Backstory: apparently, the residents of Giselle’s village like to bury people in a mysterious glade, by a woodland lake. This is also where the Wilis are known to gather. Wilis are victims of unrequited love, sometimes called Died Brides. They haunt the glade dressed in bridal gowns and… draperies. These spirits were jilted by their lovers before their wedding day, and rise from their graves at night to stalk any man whom they happen upon between midnight and 4 am – which is quite specific in terms of timing. Men dumb enough to venture onto Wili turf will fall under their power and be forced to dance until death from exhaustion. (It does make one wonder why the location of the village cemetery hasn’t been rethought.)
It is after midnight, and Hilarion keeps vigil by Giselle’s grave and mourns her death. A small cross has been placed at the head of her resting spot. As he weeps, the glade fills with Wilis, and he flees the scene.
The Wilis are led by Myrtha, their Queen, who gathers her posse at the burial spot of Giselle, their new companion. Giselle is called from her grave and initiated into the gang. This, in all likelihood, involved a drinking game and a couple of prank calls.
A sound is heard nearby and the Wilis hide in the forest. Albrecht has arrived to lay flowers by Giselle’s cross, and he weeps with guilt over her death. He is attended by his faithful squire, Wilfred. Poor Wilfred knows that his
beloved super annoying master is in danger given that it’s after midnight, and begs him to leave the glade, but Albrecht refuses to do so because no one listens to anyone in this ballet. So Wilfred leaves, probably saying lots of stuff about Albrecht under his breath.

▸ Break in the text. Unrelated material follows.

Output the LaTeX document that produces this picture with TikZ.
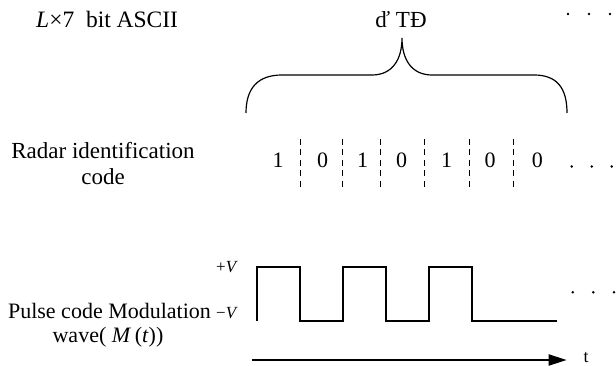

Suddenly, Albrecht looks up and sees Giselle, more beautiful than ever in Wili form. The Duke wipes away his tears and snot, and begs her forgiveness. Giselle forgives him. I mean, he’s told her nothing but lies and mowed her down in the prime of her life, but no biggie, right?
Giselle is compelled to join the rest of the Wilis, and Albrecht desperately follows her, chasing her through the woods as she vanishes and reappears repeatedly. That’s how Wilis flirt. Finally, and most likely bored with his inability to keep up, she takes pity upon him and allows him to join her in a poignant dance. Still with the dancing…
Meanwhile, Hilarion makes a dumbass move, and returns to the glade. So, as Giselle and Albrecht are getting reacquainted, the other Wilis have become fully occupied with the chasing of Hilarion around the woods and have got him cornered. They use their magic to force him to dance until he is nearly dead, and then drown him in the lake. I’d feel bad about it, but seriously? Come on, Hilarion.
Next, the Wilis and their Queen to decide deal with the other jackass in their glade. Seeing them coming, and wise to their plan, Giselle tells Albrecht to cling to the little cross on her grave while she stands guard over him. The Queen of the Wilis becomes furious, since her magic wand has no power over people clinging to crosses. (It was some sort of wand defect which resulted in a recall the following year.) Thankfully, Myrtha still had absolute power over her Wilis, leaving Giselle unable to disobey her command. Myrtha tells Giselle to lure Albrecht away from the cross with a little dancing. Albrecht is unable to resist Giselle’s rather seductive moves and lets go of the cross like a total doofus. The Wilis then surround Giselle and the Duke of I Don’t Listen, and encourage them to get their dance on.
The dancing continues for a long time, and Albrecht starts feeling weak and confused. Myrtha commands Giselle to keep dancing, and Giselle feels crappy because her beloved is becoming exhausted. (Sometimes a great body isn’t an indication of overall fitness.) Giselle tries to sustain Albrecht, but as the night wears on his dancing becomes more and more floppy.
Just as his death seems imminent, the first beams of morning sun conveniently appear. It’s 4 am, and the village’s church clock sounds last call for the Wilis. Daylight destroys the Wilis’ power and the ghostly dancers fade away, returning to their graves.
Giselle’s pure (and completely undeserved) love for Albrecht has countered the vengeful spirit of the Wilis and saves not only the Duke’s life, but her own eternal life as well. After bidding a tender farewell to Albrecht, Giselle returns to her grave to rest in peace. As she vanishes from sight, Albrecht finds himself alone. Heartbroken and ashamed, he realizes that Giselle’s love has saved his life, and he lays on the ground feeling pretty bad about himself.
But don’t feel too sorry for him. He’s still got that other fiancée.